▶ _Description of the task_: What do the lines from the top of the data through the line with "var yTicks = [0, 20, 40, 60, 80, 100, 120, 140]" say? Quote them exactly and include both ends.
──────── Source material ────────
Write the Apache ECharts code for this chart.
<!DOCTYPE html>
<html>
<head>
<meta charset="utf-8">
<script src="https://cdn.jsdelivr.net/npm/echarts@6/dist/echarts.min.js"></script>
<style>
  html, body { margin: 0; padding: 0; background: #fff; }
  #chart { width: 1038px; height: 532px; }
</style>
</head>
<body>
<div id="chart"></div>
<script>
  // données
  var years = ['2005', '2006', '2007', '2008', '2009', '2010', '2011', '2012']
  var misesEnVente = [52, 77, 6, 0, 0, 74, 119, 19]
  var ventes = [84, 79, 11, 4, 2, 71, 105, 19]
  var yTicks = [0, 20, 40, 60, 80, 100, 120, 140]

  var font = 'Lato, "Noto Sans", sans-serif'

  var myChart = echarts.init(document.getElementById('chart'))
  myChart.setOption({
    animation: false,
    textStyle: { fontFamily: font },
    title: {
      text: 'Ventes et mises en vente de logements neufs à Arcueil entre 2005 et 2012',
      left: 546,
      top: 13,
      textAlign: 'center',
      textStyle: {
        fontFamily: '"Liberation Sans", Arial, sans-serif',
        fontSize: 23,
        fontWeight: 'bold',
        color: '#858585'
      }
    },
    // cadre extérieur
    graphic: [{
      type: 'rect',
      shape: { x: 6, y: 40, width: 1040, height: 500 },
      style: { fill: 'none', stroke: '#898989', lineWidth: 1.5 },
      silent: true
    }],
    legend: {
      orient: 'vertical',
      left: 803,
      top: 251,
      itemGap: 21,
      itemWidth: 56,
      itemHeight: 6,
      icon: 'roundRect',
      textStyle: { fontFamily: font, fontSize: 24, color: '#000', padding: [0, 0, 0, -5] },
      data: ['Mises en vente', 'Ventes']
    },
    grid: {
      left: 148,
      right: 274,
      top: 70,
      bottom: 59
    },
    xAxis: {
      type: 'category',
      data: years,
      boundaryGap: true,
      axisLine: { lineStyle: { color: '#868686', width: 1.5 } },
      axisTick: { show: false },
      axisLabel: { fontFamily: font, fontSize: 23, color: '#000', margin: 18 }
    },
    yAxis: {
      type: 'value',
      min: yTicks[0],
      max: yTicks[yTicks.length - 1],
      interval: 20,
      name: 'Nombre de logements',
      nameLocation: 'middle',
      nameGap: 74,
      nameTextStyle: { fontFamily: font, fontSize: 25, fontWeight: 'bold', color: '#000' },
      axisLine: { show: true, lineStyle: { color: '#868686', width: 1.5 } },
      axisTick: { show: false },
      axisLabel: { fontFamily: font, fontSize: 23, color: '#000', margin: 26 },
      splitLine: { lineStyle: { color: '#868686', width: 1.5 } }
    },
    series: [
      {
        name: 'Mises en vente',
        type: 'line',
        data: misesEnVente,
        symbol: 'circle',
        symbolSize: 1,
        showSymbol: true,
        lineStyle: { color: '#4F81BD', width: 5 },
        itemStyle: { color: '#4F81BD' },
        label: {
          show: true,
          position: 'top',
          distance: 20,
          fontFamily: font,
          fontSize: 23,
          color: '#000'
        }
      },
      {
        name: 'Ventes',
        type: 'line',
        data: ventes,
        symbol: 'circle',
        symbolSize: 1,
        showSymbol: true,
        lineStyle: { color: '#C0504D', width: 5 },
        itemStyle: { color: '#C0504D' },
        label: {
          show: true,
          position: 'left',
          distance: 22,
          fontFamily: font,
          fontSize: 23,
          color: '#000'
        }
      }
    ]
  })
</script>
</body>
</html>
────────
▶ _Exercise answer_:
Write the Apache ECharts code for this chart.
<!DOCTYPE html>
<html>
<head>
<meta charset="utf-8">
<script src="https://cdn.jsdelivr.net/npm/echarts@6/dist/echarts.min.js"></script>
<style>
  html, body { margin: 0; padding: 0; background: #fff; }
  #chart { width: 1038px; height: 532px; }
</style>
</head>
<body>
<div id="chart"></div>
<script>
  // données
  var years = ['2005', '2006', '2007', '2008', '2009', '2010', '2011', '2012']
  var misesEnVente = [52, 77, 6, 0, 0, 74, 119, 19]
  var ventes = [84, 79, 11, 4, 2, 71, 105, 19]
  var yTicks = [0, 20, 40, 60, 80, 100, 120, 140]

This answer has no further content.